Thoughts on Tebow

Back in 2008, a group of my Tampa buddies and I were playing golf at Timuquana Country Club (a great Donald Ross course) in Jacksonville, Florida, during what has become an annual outing that involves as much golf as you can humanly play in a three-day period.

We were playing an extra nine holes, in what basically amounted to a seven-man scramble in order to finish before sunset. There was a threesome behind us, so we waved them through. One of our guys asked, “Isn’t that Tim Tebow?”

Sure enough, it was Tebow, playing with some equally-large guys. Since both of our daughters went to Nease, that automatically gives me Tebow Access. So – when they pulled up to the 9th tee, I introduced myself to Tim, informed him Lauren was our daughter, explained the Nease connection, all of that.

“That name sounds familiar”, Tim said.

I thought to myself, “It should sound familiar. She has more state championship rings than you do.”

I will offer these observations about Tebow’s golf game: He plays left-handed, his address is about one and a-half seconds, and he hits the ball a long way.

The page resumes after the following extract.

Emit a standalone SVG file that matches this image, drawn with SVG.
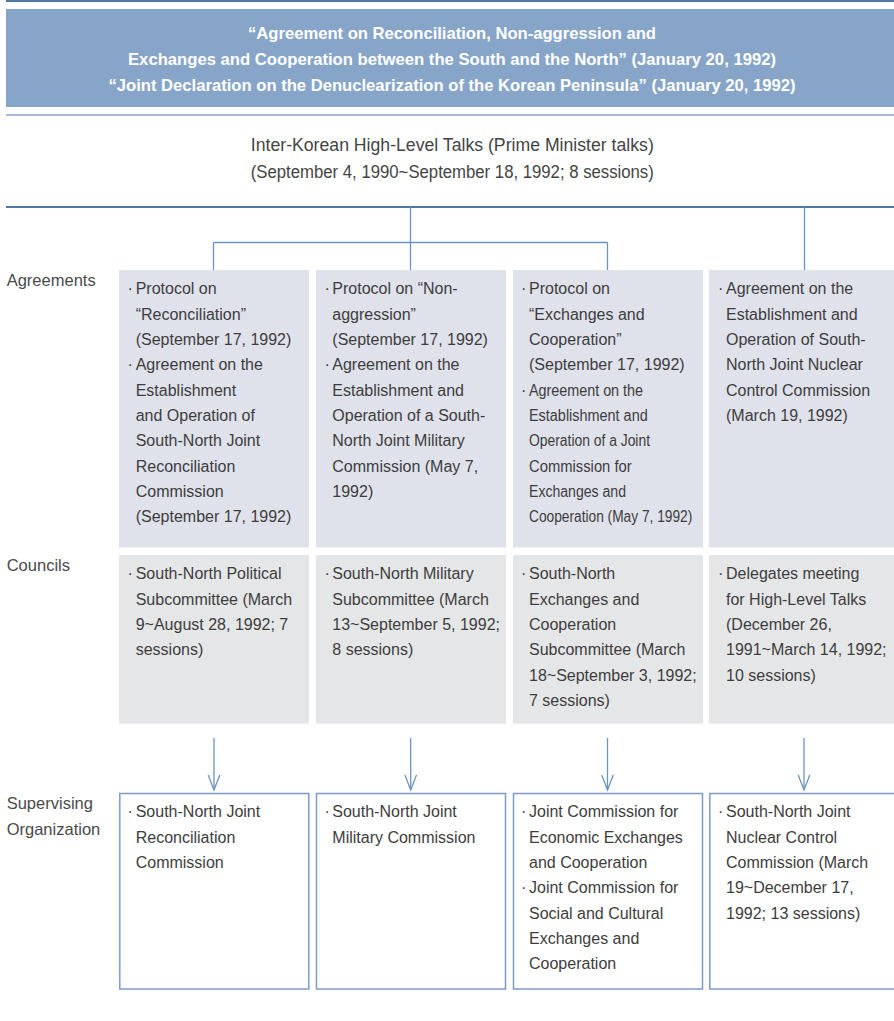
<svg xmlns="http://www.w3.org/2000/svg" width="894" height="1021" viewBox="0 0 894 1021">
<style>
  text { font-family: "Liberation Sans", Arial, sans-serif; fill: #3d3d3d; }
  .hd { font-size: 16.7px; font-weight: bold; fill: #ffffff; text-anchor: middle; }
  .ttl { font-size: 17.5px; fill: #444444; text-anchor: middle; }
  .lbl { font-size: 16.5px; fill: #4a4a4a; }
  .bx { font-size: 16px; }
  .agr { fill: #dfe1eb; }
  .cou { fill: #e5e6e8; }
  .sup { fill: #ffffff; stroke: #7b9dc5; stroke-width: 1.5; }
  .con { fill: none; stroke: #6a93bf; stroke-width: 1.3; }
  .arr { fill: none; stroke: #6a93bf; stroke-width: 1.3; marker-end: url(#vhead); }
</style>
<defs>
  <marker id="vhead" markerUnits="userSpaceOnUse" orient="auto" refX="0" refY="0" markerWidth="20" markerHeight="20" overflow="visible">
    <path d="M-15,-5.8 L0,0 L-15,5.8" fill="none" stroke="#6a93bf" stroke-width="1.3"/>
  </marker>
</defs>
<rect width="894" height="1021" fill="#ffffff"/>

<g id="header">
  <rect x="6" y="0" width="888" height="2" fill="#4e79a7"/>
  <rect x="6" y="9" width="888" height="98" fill="#87a5c8"/>
  <rect x="6" y="114" width="888" height="2" fill="#a3bbd6"/>
  <text class="hd" x="452" y="38.5" textLength="408" lengthAdjust="spacingAndGlyphs">“Agreement on Reconciliation, Non-aggression and</text>
  <text class="hd" x="452" y="64.8" textLength="648" lengthAdjust="spacingAndGlyphs">Exchanges and Cooperation between the South and the North” (January 20, 1992)</text>
  <text class="hd" x="452" y="90.8" textLength="687" lengthAdjust="spacingAndGlyphs">“Joint Declaration on the Denuclearization of the Korean Peninsula” (January 20, 1992)</text>
</g>

<g id="talks">
  <text class="ttl" x="452.3" y="151" textLength="403" lengthAdjust="spacingAndGlyphs">Inter-Korean High-Level Talks (Prime Minister talks)</text>
  <text class="ttl" x="452.3" y="178.3" textLength="403" lengthAdjust="spacingAndGlyphs">(September 4, 1990~September 18, 1992; 8 sessions)</text>
</g>

<g id="connectors">
  <line x1="6" y1="207" x2="894" y2="207" stroke="#4e79a7" stroke-width="2"/>
  <path class="con" d="M410.5,207 V270 M213.5,242.5 H607.5 M213.5,242.5 V270 M607.5,242.5 V270 M804.5,207 V270"/>
  <path class="arr" d="M214,738 V790"/>
  <path class="arr" d="M410.7,738 V790"/>
  <path class="arr" d="M607.5,738 V790"/>
  <path class="arr" d="M804,738 V790"/>
</g>

<g id="row-labels">
  <text class="lbl" x="6.7" y="286">Agreements</text>
  <text class="lbl" x="6.7" y="570.7">Councils</text>
  <text class="lbl" x="6.7" y="809.3">Supervising</text>
  <text class="lbl" x="6.7" y="834.5">Organization</text>
</g>

<!-- Agreements row -->
<g id="agr-1">
  <rect class="agr" x="119" y="270" width="190" height="277.5"/>
  <text class="bx" x="127.5" y="294.3">·</text>
  <text class="bx" x="135.7" y="294.3">Protocol on</text>
  <text class="bx" x="135.7" y="319.6">“Reconciliation”</text>
  <text class="bx" x="135.7" y="345">(September 17, 1992)</text>
  <text class="bx" x="127.5" y="370.3">·</text>
  <text class="bx" x="135.7" y="370.3">Agreement on the</text>
  <text class="bx" x="135.7" y="395.6">Establishment</text>
  <text class="bx" x="135.7" y="421">and Operation of</text>
  <text class="bx" x="135.7" y="446.3">South-North Joint</text>
  <text class="bx" x="135.7" y="471.6">Reconciliation</text>
  <text class="bx" x="135.7" y="497">Commission</text>
  <text class="bx" x="135.7" y="522.3">(September 17, 1992)</text>
</g>
<g id="agr-2">
  <rect class="agr" x="316" y="270" width="190" height="277.5"/>
  <text class="bx" x="324.5" y="294.3">·</text>
  <text class="bx" x="332.3" y="294.3">Protocol on “Non-</text>
  <text class="bx" x="332.3" y="319.6">aggression”</text>
  <text class="bx" x="332.3" y="345">(September 17, 1992)</text>
  <text class="bx" x="324.5" y="370.3">·</text>
  <text class="bx" x="332.3" y="370.3">Agreement on the</text>
  <text class="bx" x="332.3" y="395.6">Establishment and</text>
  <text class="bx" x="332.3" y="421">Operation of a South-</text>
  <text class="bx" x="332.3" y="446.3">North Joint Military</text>
  <text class="bx" x="332.3" y="471.6">Commission (May 7,</text>
  <text class="bx" x="332.3" y="497">1992)</text>
</g>
<g id="agr-3">
  <rect class="agr" x="513" y="270" width="190" height="277.5"/>
  <text class="bx" x="521" y="294.3">·</text>
  <text class="bx" x="529" y="294.3">Protocol on</text>
  <text class="bx" x="529" y="319.6">“Exchanges and</text>
  <text class="bx" x="529" y="345">Cooperation”</text>
  <text class="bx" x="529" y="370.3">(September 17, 1992)</text>
  <text class="bx" x="521" y="395.6">·</text>
  <text class="bx" x="529" y="395.6" textLength="114" lengthAdjust="spacingAndGlyphs">Agreement on the</text>
  <text class="bx" x="529" y="421" textLength="118.7" lengthAdjust="spacingAndGlyphs">Establishment and</text>
  <text class="bx" x="529" y="446.3" textLength="121" lengthAdjust="spacingAndGlyphs">Operation of a Joint</text>
  <text class="bx" x="529" y="471.6" textLength="102.7" lengthAdjust="spacingAndGlyphs">Commission for</text>
  <text class="bx" x="529" y="497" textLength="97" lengthAdjust="spacingAndGlyphs">Exchanges and</text>
  <text class="bx" x="529" y="522.3" textLength="163.3" lengthAdjust="spacingAndGlyphs">Cooperation (May 7, 1992)</text>
</g>
<g id="agr-4">
  <rect class="agr" x="709" y="270" width="190" height="277.5"/>
  <text class="bx" x="718" y="294.3">·</text>
  <text class="bx" x="726" y="294.3">Agreement on the</text>
  <text class="bx" x="726" y="319.6">Establishment and</text>
  <text class="bx" x="726" y="345">Operation of South-</text>
  <text class="bx" x="726" y="370.3">North Joint Nuclear</text>
  <text class="bx" x="726" y="395.6">Control Commission</text>
  <text class="bx" x="726" y="421">(March 19, 1992)</text>
</g>

<!-- Councils row -->
<g id="cou-1">
  <rect class="cou" x="119" y="555" width="190" height="168.7"/>
  <text class="bx" x="127.5" y="579.3">·</text>
  <text class="bx" x="135.7" y="579.3">South-North Political</text>
  <text class="bx" x="135.7" y="604.6">Subcommittee (March</text>
  <text class="bx" x="135.7" y="630">9~August 28, 1992; 7</text>
  <text class="bx" x="135.7" y="655.3">sessions)</text>
</g>
<g id="cou-2">
  <rect class="cou" x="316" y="555" width="190" height="168.7"/>
  <text class="bx" x="324.5" y="579.3">·</text>
  <text class="bx" x="332.3" y="579.3">South-North Military</text>
  <text class="bx" x="332.3" y="604.6">Subcommittee (March</text>
  <text class="bx" x="332.3" y="630">13~September 5, 1992;</text>
  <text class="bx" x="332.3" y="655.3">8 sessions)</text>
</g>
<g id="cou-3">
  <rect class="cou" x="513" y="555" width="190" height="168.7"/>
  <text class="bx" x="521" y="579.3">·</text>
  <text class="bx" x="529" y="579.3">South-North</text>
  <text class="bx" x="529" y="604.6">Exchanges and</text>
  <text class="bx" x="529" y="630">Cooperation</text>
  <text class="bx" x="529" y="655.3">Subcommittee (March</text>
  <text class="bx" x="529" y="680.6">18~September 3, 1992;</text>
  <text class="bx" x="529" y="706">7 sessions)</text>
</g>
<g id="cou-4">
  <rect class="cou" x="709" y="555" width="190" height="168.7"/>
  <text class="bx" x="718" y="579.3">·</text>
  <text class="bx" x="726" y="579.3">Delegates meeting</text>
  <text class="bx" x="726" y="604.6">for High-Level Talks</text>
  <text class="bx" x="726" y="630">(December 26,</text>
  <text class="bx" x="726" y="655.3">1991~March 14, 1992;</text>
  <text class="bx" x="726" y="680.6">10 sessions)</text>
</g>

<!-- Supervising Organization row -->
<g id="sup-1">
  <rect class="sup" x="119.8" y="793.5" width="189" height="195.5"/>
  <text class="bx" x="127.5" y="817.3">·</text>
  <text class="bx" x="135.7" y="817.3">South-North Joint</text>
  <text class="bx" x="135.7" y="842.6">Reconciliation</text>
  <text class="bx" x="135.7" y="868">Commission</text>
</g>
<g id="sup-2">
  <rect class="sup" x="316.5" y="793.5" width="189" height="195.5"/>
  <text class="bx" x="324.5" y="817.3">·</text>
  <text class="bx" x="332.3" y="817.3">South-North Joint</text>
  <text class="bx" x="332.3" y="842.6">Military Commission</text>
</g>
<g id="sup-3">
  <rect class="sup" x="513.5" y="793.5" width="189" height="195.5"/>
  <text class="bx" x="521" y="817.3">·</text>
  <text class="bx" x="529" y="817.3">Joint Commission for</text>
  <text class="bx" x="529" y="842.6">Economic Exchanges</text>
  <text class="bx" x="529" y="868">and Cooperation</text>
  <text class="bx" x="521" y="893.3">·</text>
  <text class="bx" x="529" y="893.3">Joint Commission for</text>
  <text class="bx" x="529" y="918.6">Social and Cultural</text>
  <text class="bx" x="529" y="944">Exchanges and</text>
  <text class="bx" x="529" y="969.3">Cooperation</text>
</g>
<g id="sup-4">
  <rect class="sup" x="709.8" y="793.5" width="189" height="195.5"/>
  <text class="bx" x="718" y="817.3">·</text>
  <text class="bx" x="726" y="817.3">South-North Joint</text>
  <text class="bx" x="726" y="842.6">Nuclear Control</text>
  <text class="bx" x="726" y="868">Commission (March</text>
  <text class="bx" x="726" y="893.3">19~December 17,</text>
  <text class="bx" x="726" y="918.6">1992; 13 sessions)</text>
</g>
</svg>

Tebow-mania. I don’t think I have seen anything like this. It’s more than just a football player, it’s more than the fortunes of an NFL football team and a season. As such, I think everyone struggles to put it into a context. I don’t think that context is somehow about determining whether God cares which team wins a football game, continues winning football games, wins a Super Bowl, etc.

What all of this should make us ponder, is what Brent Curtis and John Eldredge advise, which is to ask, “Hmm. I wonder what God is up to in this?”

Whatever it is, it transcends Tim Tebow.

Yet, people love him, and people hate him, people want him to succeed, and people want him to fail. Not just in football, but in life.

I think Tim would do well to remind folks – indeed, to remind himself – of the words attributed to another athlete. Eric Liddell was the gold medalist in the 400 meters at the Paris Olympics in 1924. He died in a Japanese internment camp in China in 1945, while serving as a Christian missionary.

Whether or not the Denver Broncos beat the New England Patriots: “In the dust of defeat as well as the laurels of victory there is a glory to be found if one has done his best.”

In terms of what really matters: “We are all missionaries. Wherever we go we either bring people nearer to Christ or we repel them from Christ.”